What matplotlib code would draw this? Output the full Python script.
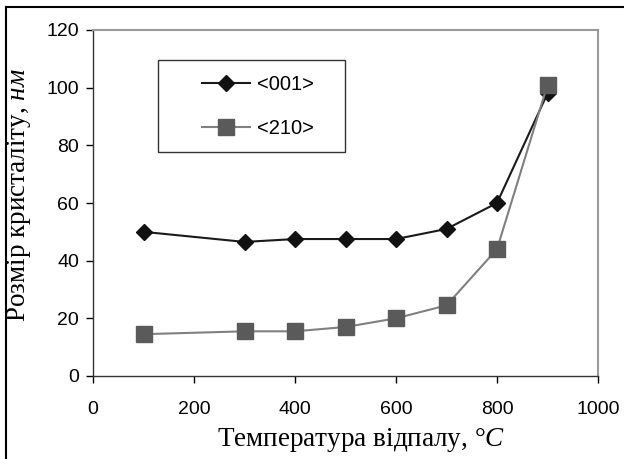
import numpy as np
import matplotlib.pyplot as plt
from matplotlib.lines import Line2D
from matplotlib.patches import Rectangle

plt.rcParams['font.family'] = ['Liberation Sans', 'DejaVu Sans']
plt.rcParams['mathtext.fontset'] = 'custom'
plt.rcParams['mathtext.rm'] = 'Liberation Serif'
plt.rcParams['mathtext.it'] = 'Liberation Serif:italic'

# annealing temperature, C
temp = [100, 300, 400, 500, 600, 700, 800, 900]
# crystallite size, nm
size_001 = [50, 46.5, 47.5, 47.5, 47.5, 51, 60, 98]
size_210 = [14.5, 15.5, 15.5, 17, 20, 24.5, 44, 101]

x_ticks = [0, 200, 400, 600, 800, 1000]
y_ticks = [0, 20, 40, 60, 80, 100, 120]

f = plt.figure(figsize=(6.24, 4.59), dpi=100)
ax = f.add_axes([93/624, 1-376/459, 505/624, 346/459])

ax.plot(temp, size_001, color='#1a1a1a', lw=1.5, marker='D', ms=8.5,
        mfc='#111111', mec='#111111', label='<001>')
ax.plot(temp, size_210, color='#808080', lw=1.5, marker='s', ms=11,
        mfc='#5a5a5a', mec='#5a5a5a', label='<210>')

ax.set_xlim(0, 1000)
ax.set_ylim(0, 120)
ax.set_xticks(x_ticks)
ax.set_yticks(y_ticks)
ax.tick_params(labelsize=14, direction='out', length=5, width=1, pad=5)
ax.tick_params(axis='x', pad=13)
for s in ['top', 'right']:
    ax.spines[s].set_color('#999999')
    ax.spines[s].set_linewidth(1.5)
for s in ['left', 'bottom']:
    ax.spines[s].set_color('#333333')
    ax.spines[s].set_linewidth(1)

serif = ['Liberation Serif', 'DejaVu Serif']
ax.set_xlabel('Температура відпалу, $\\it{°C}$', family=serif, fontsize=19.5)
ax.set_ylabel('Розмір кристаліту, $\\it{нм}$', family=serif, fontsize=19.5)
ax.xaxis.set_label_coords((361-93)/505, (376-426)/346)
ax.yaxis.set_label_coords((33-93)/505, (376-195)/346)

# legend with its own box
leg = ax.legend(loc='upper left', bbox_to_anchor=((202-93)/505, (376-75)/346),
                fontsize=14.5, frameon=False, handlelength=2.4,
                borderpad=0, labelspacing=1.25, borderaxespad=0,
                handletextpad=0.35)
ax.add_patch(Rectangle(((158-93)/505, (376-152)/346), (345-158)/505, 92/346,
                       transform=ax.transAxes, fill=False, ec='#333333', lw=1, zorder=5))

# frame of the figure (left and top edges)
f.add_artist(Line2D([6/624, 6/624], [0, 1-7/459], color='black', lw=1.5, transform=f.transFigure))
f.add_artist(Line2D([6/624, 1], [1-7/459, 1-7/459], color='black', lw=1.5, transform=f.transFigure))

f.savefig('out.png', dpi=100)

* * * * * * * * *

Leaving the pictures aside, transcribe the entire listing exactly.

**TASK SOLUTION**.
What matplotlib code would draw this? Output the full Python script.
import numpy as np
import matplotlib.pyplot as plt
from matplotlib.lines import Line2D
from matplotlib.patches import Rectangle

plt.rcParams['font.family'] = ['Liberation Sans', 'DejaVu Sans']
plt.rcParams['mathtext.fontset'] = 'custom'
plt.rcParams['mathtext.rm'] = 'Liberation Serif'
plt.rcParams['mathtext.it'] = 'Liberation Serif:italic'

# annealing temperature, C
temp = [100, 300, 400, 500, 600, 700, 800, 900]
# crystallite size, nm
size_001 = [50, 46.5, 47.5, 47.5, 47.5, 51, 60, 98]
size_210 = [14.5, 15.5, 15.5, 17, 20, 24.5, 44, 101]

x_ticks = [0, 200, 400, 600, 800, 1000]
y_ticks = [0, 20, 40, 60, 80, 100, 120]

f = plt.figure(figsize=(6.24, 4.59), dpi=100)
ax = f.add_axes([93/624, 1-376/459, 505/624, 346/459])

ax.plot(temp, size_001, color='#1a1a1a', lw=1.5, marker='D', ms=8.5,
        mfc='#111111', mec='#111111', label='<001>')
ax.plot(temp, size_210, color='#808080', lw=1.5, marker='s', ms=11,
        mfc='#5a5a5a', mec='#5a5a5a', label='<210>')

ax.set_xlim(0, 1000)
ax.set_ylim(0, 120)
ax.set_xticks(x_ticks)
ax.set_yticks(y_ticks)
ax.tick_params(labelsize=14, direction='out', length=5, width=1, pad=5)
ax.tick_params(axis='x', pad=13)
for s in ['top', 'right']:
    ax.spines[s].set_color('#999999')
    ax.spines[s].set_linewidth(1.5)
for s in ['left', 'bottom']:
    ax.spines[s].set_color('#333333')
    ax.spines[s].set_linewidth(1)

serif = ['Liberation Serif', 'DejaVu Serif']
ax.set_xlabel('Температура відпалу, $\\it{°C}$', family=serif, fontsize=19.5)
ax.set_ylabel('Розмір кристаліту, $\\it{нм}$', family=serif, fontsize=19.5)
ax.xaxis.set_label_coords((361-93)/505, (376-426)/346)
ax.yaxis.set_label_coords((33-93)/505, (376-195)/346)

# legend with its own box
leg = ax.legend(loc='upper left', bbox_to_anchor=((202-93)/505, (376-75)/346),
                fontsize=14.5, frameon=False, handlelength=2.4,
                borderpad=0, labelspacing=1.25, borderaxespad=0,
                handletextpad=0.35)
ax.add_patch(Rectangle(((158-93)/505, (376-152)/346), (345-158)/505, 92/346,
                       transform=ax.transAxes, fill=False, ec='#333333', lw=1, zorder=5))

# frame of the figure (left and top edges)
f.add_artist(Line2D([6/624, 6/624], [0, 1-7/459], color='black', lw=1.5, transform=f.transFigure))
f.add_artist(Line2D([6/624, 1], [1-7/459, 1-7/459], color='black', lw=1.5, transform=f.transFigure))

f.savefig('out.png', dpi=100)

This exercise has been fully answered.